LENT DAY 5: Dressed in Someone New




Day 5 Monday
- Feb 27, 2023; Feb 19, 2024; Mar 10, 2025

For as many of you as were baptized into Christ have put on Christ. -Galatians 3:27


Before I got married, I had one undershirt that I had been wearing for some 10 years. It was a ratty, torn mess of a shirt. My soon-to-be wife hated it. Any time she noticed I was wearing it or she saw it in my laundry she would threaten to throw it out. My insistence to keep on wearing it seemed an affront to all fashion decency. Finally, at our wedding, as a sign of our new life together, I wore it under my tux for the last time. I said to her that day we would tear it up and throw it out.


In Colossians, Paul says that “you have put off the old self with its practices and have put on the new self, which is being renewed in knowledge after the image of its creator.” (Col 3:9-10). Some of the old self he describes as “sexual immorality, impurity, passion, evil desire, and covetousness” as well as “anger, wrath, malice, slander, and obscene talk” (v5, 8). Then he tells them to “Put on then, as God’s chosen ones, holy and beloved, compassionate hearts, kindness, humility, meekness, and patience, bearing with one another and, if one has a complaint against another, forgiving each other…And above all these put on love” (v12-14). That’s quite the wardrobe change.

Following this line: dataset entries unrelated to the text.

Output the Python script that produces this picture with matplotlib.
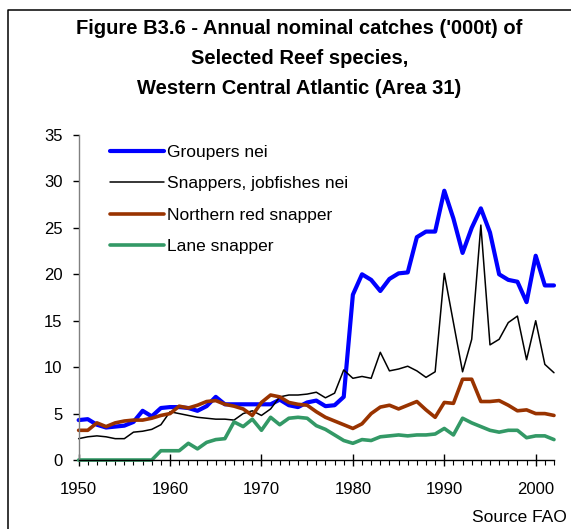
import numpy as np
import matplotlib
matplotlib.use("Agg")
import matplotlib.pyplot as plt
from matplotlib.lines import Line2D
from matplotlib.ticker import MultipleLocator

# ---- Data ('000 t) ----
years = np.arange(1950, 2003)

groupers = [4.3, 4.4, 3.8, 3.5, 3.6, 3.7, 4.1, 5.3, 4.7, 5.6,
            5.7, 5.7, 5.6, 5.3, 5.8, 6.8, 6.0, 6.0, 6.0, 6.0,
            6.0, 6.0, 6.5, 5.9, 5.7, 6.2, 6.4, 5.8, 5.9, 6.8,
            17.8, 20.0, 19.4, 18.2, 19.5, 20.1, 20.2, 24.0, 24.6, 24.6,
            29.0, 26.0, 22.3, 25.0, 27.1, 24.5, 20.0, 19.4, 19.2, 17.0,
            22.0, 18.8, 18.8]

snappers = [2.3, 2.5, 2.6, 2.5, 2.3, 2.3, 3.0, 3.1, 3.3, 3.8,
            5.2, 5.0, 4.8, 4.6, 4.5, 4.4, 4.4, 4.3, 5.0, 5.3,
            4.8, 5.5, 6.8, 7.0, 7.0, 7.1, 7.3, 6.7, 7.2, 9.7,
            8.8, 9.0, 8.8, 11.6, 9.6, 9.8, 10.1, 9.6, 8.9, 9.5,
            20.1, 14.8, 9.5, 13.0, 25.3, 12.4, 13.0, 14.8, 15.5, 10.8,
            15.0, 10.3, 9.4]

red_snapper = [3.2, 3.2, 4.0, 3.6, 4.0, 4.2, 4.3, 4.3, 4.5, 4.8,
               5.0, 5.8, 5.6, 5.9, 6.3, 6.4, 6.0, 5.8, 5.5, 4.8,
               6.2, 7.0, 6.8, 6.2, 6.0, 5.9, 5.2, 4.6, 4.2, 3.8,
               3.4, 3.9, 5.0, 5.7, 5.9, 5.5, 5.9, 6.3, 5.4, 4.6,
               6.2, 6.1, 8.7, 8.7, 6.3, 6.3, 6.4, 5.9, 5.3, 5.4,
               5.0, 5.0, 4.8]

lane_snapper = [0, 0, 0, 0, 0, 0, 0, 0, 0, 1.0,
                1.0, 1.0, 1.8, 1.2, 1.9, 2.2, 2.3, 4.1, 3.6, 4.4,
                3.2, 4.6, 3.8, 4.5, 4.6, 4.5, 3.7, 3.3, 2.7, 2.1,
                1.8, 2.2, 2.1, 2.5, 2.6, 2.7, 2.6, 2.7, 2.7, 2.8,
                3.4, 2.7, 4.5, 4.0, 3.6, 3.2, 3.0, 3.2, 3.2, 2.4,
                2.6, 2.6, 2.2]

series = [
    ("Groupers nei", groupers, "#0000FF", 3.0),
    ("Snappers, jobfishes nei", snappers, "#000000", 1.1),
    ("Northern red snapper", red_snapper, "#993300", 2.6),
    ("Lane snapper", lane_snapper, "#339966", 2.6),
]

title_lines = [
    "Figure B3.6 - Annual nominal catches ('000t) of",
    "Selected Reef species,",
    "Western Central Atlantic (Area 31)",
]

plt.rcParams["font.family"] = ["Liberation Sans", "DejaVu Sans"]

fig = plt.figure(figsize=(5.71, 5.29), dpi=100)
ax = fig.add_axes([0.1377, 0.1304, 0.8325, 0.6144])

for label, values, color, lw in series:
    ax.plot(years, values, color=color, lw=lw, label=label,
            solid_joinstyle="round", solid_capstyle="round", clip_on=False)

ax.set_xlim(1950, 2002)
ax.set_ylim(0, 35)
ax.xaxis.set_major_locator(MultipleLocator(10))
ax.xaxis.set_minor_locator(MultipleLocator(1))
ax.yaxis.set_major_locator(MultipleLocator(5))

for side in ("top", "right"):
    ax.spines[side].set_visible(False)
ax.spines["left"].set_color("#808080")
ax.spines["left"].set_linewidth(1.0)
ax.spines["bottom"].set_linewidth(1.0)

ax.tick_params(axis="x", which="major", direction="inout", length=9,
               width=1, pad=11, labelsize=12)
ax.tick_params(axis="x", which="minor", direction="out", length=3.5, width=0.8)
ax.tick_params(axis="y", which="major", direction="out", length=4.5,
               width=1, pad=7, labelsize=12)

ax.legend(loc="upper left", bbox_to_anchor=(0.066, 0.970), frameon=False,
          borderpad=0, borderaxespad=0, handlelength=3.1, handletextpad=0.2,
          labelspacing=0.94, fontsize=12.5)

# title block
for i, line in enumerate(title_lines):
    fig.text(0.524, 1 - (28 + 30 * i) / 529, line, ha="center", va="center",
             fontsize=14.5, fontweight="bold")

fig.text(0.992, 0.021, "Source FAO", ha="right", va="center", fontsize=12.5)

# frame around the figure (left and top edges)
fx = 7.5 / 571
fy = 1 - 10 / 529
fig.add_artist(Line2D([fx, fx, 1.0], [0.0, fy, fy], transform=fig.transFigure,
                      color="black", lw=1.1))

fig.savefig("out.png", dpi=100)
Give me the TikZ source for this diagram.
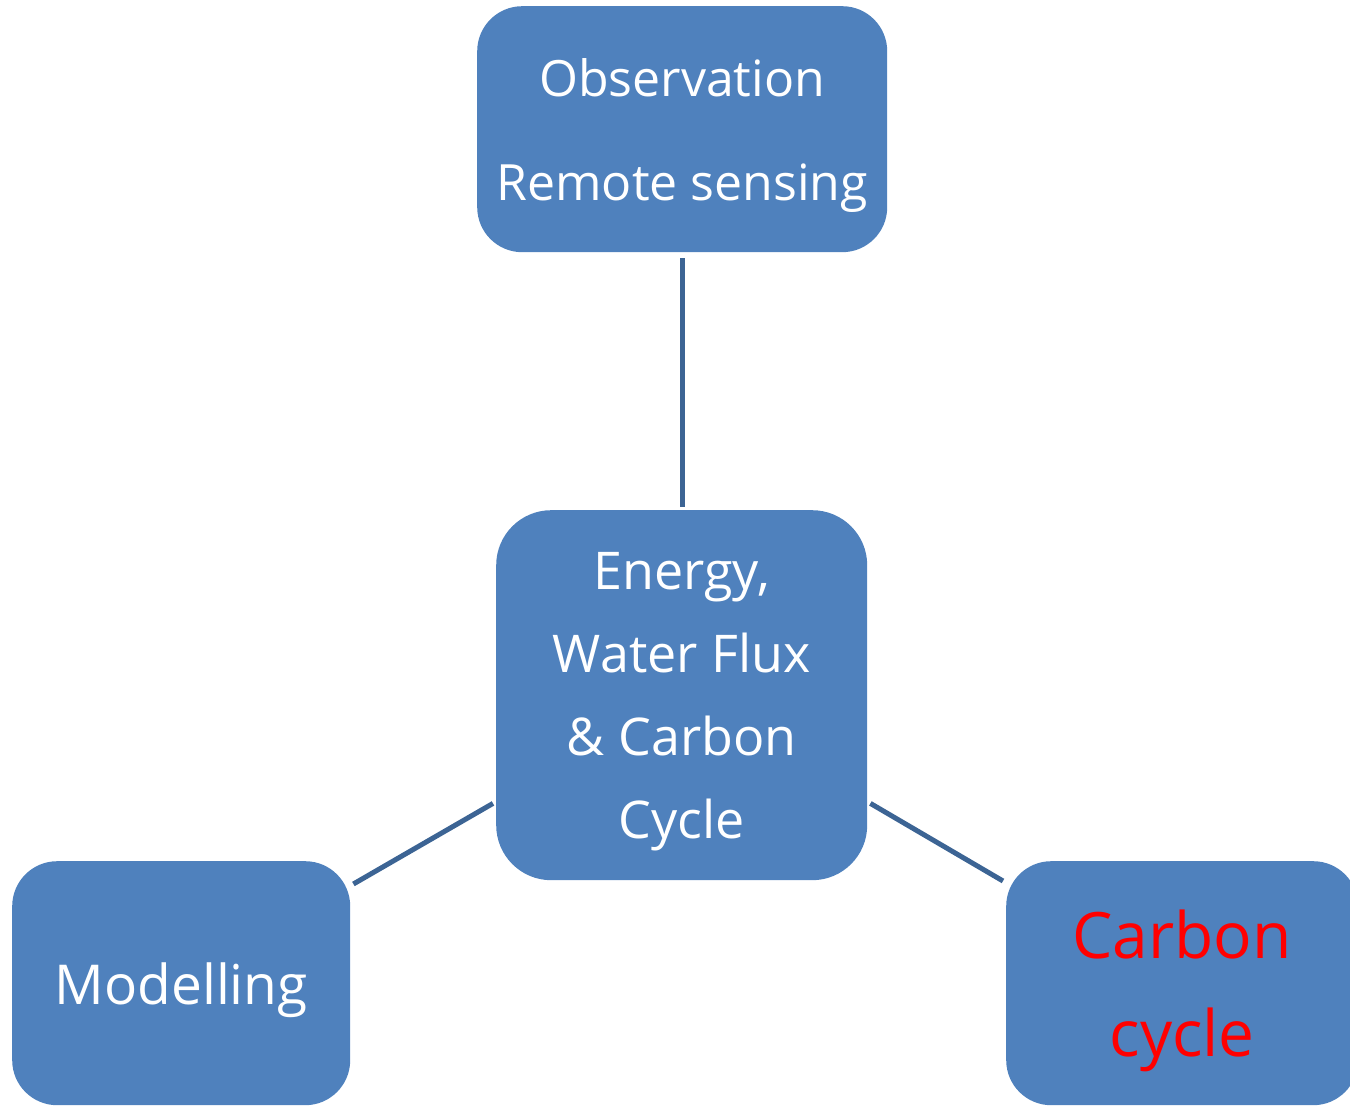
\documentclass[tikz,border=0pt]{standalone}
\usepackage{fontspec}
\setmainfont{Open Sans}
\usetikzlibrary{calc}
\definecolor{boxfill}{HTML}{4F81BD}
\definecolor{linkcol}{HTML}{3C6494}
\definecolor{redtext}{HTML}{FF0000}
\begin{document}
\begin{tikzpicture}[x=1pt,y=-1pt,
  box/.style={fill=boxfill,draw=none,inner sep=0pt,anchor=north west},
  txt/.style={text=white,align=center,inner sep=0pt},
  link/.style={draw=linkcol,line width=5pt}]
\path[use as bounding box,clip] (0,0) rectangle (1350,1107);
\node[box,rounded corners=45pt,minimum width=410pt,minimum height=246pt] (obs) at (477,6) {};
\node[txt,font=\fontsize{50}{104}\selectfont] (obst) at ($(obs.center)+(0,6)$) {Observation\\Remote sensing};
\node[box,rounded corners=55pt,minimum width=371pt,minimum height=370pt] (ctr) at (496,510) {};
\node[txt,font=\fontsize{52}{83}\selectfont] (ctrt) at ($(ctr.center)+(0,6)$) {Energy,\\Water Flux\\\& Carbon\\Cycle};
\node[box,rounded corners=45pt,minimum width=338pt,minimum height=244pt] (mod) at (12,861) {};
\node[txt,font=\fontsize{55}{66}\selectfont] (modt) at ($(mod.center)+(0,7)$) {Modelling};
\node[box,rounded corners=45pt,minimum width=352pt,minimum height=244pt] (carb) at (1006,861) {};
\node[txt,text=redtext,font=\fontsize{64}{98}\selectfont] (carbt) at ($(carb.center)+(0,8)$) {Carbon\\cycle};
\coordinate (o1) at ($(obs.south)+(0,6)$);
\coordinate (o2) at ($(ctr.north -| obs.south)+(0,-3)$);
\coordinate (c1) at ($(ctr.south west)+(-3,-77)$);
\coordinate (m1) at ($(mod.north east)+(3,23)$);
\coordinate (c2) at ($(ctr.south east)+(3,-77)$);
\coordinate (k1) at ($(carb.north west)+(-3,20)$);
\draw[link] (o1) -- (o2);
\draw[link] (c1) -- (m1);
\draw[link] (c2) -- (k1);
\end{tikzpicture}
\end{document}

In Colossians, Paul is speaking descriptively of the change between the old self compared to one adorned in the new self. In Galatians, Paul puts this wardrobe change in the language of its source: “as many of you as were baptized into Christ have put on Christ.” The new life is described not according to the new ways one lives by but the source by which this new way finds life in us: Jesus. And baptism is particularly named as the act upon which God rips off the old ratty sin that tatters our image before God in this world and puts on something different. If we only hear the description of the new and old self, we might think our closet only has that old life to wear because it is sometimes easier to see things like our immorality or our obscene talk in the closet of our past than it is to see things like humility and kindness. It helps to know how this new self gets in our closet. It gets there by baptism. From the moment we are baptized, we are dressed in Jesus. From that moment on, whatever ratty, sin-stained shirts we put in our closet, there is another wardrobe we can put on each day. 


In our life together with God, it is the only garment worth wearing.


Clothe me, O Christ, in your very self. Help me, Holy Spirit, to put off the old sin-stained clothes. See me, Heavenly Father, through your Son Jesus. Let me never dare stand before you without Him who you dressed me in at my baptism. And grant that the world may see him too, for the honor and glory of His holy name. Amen.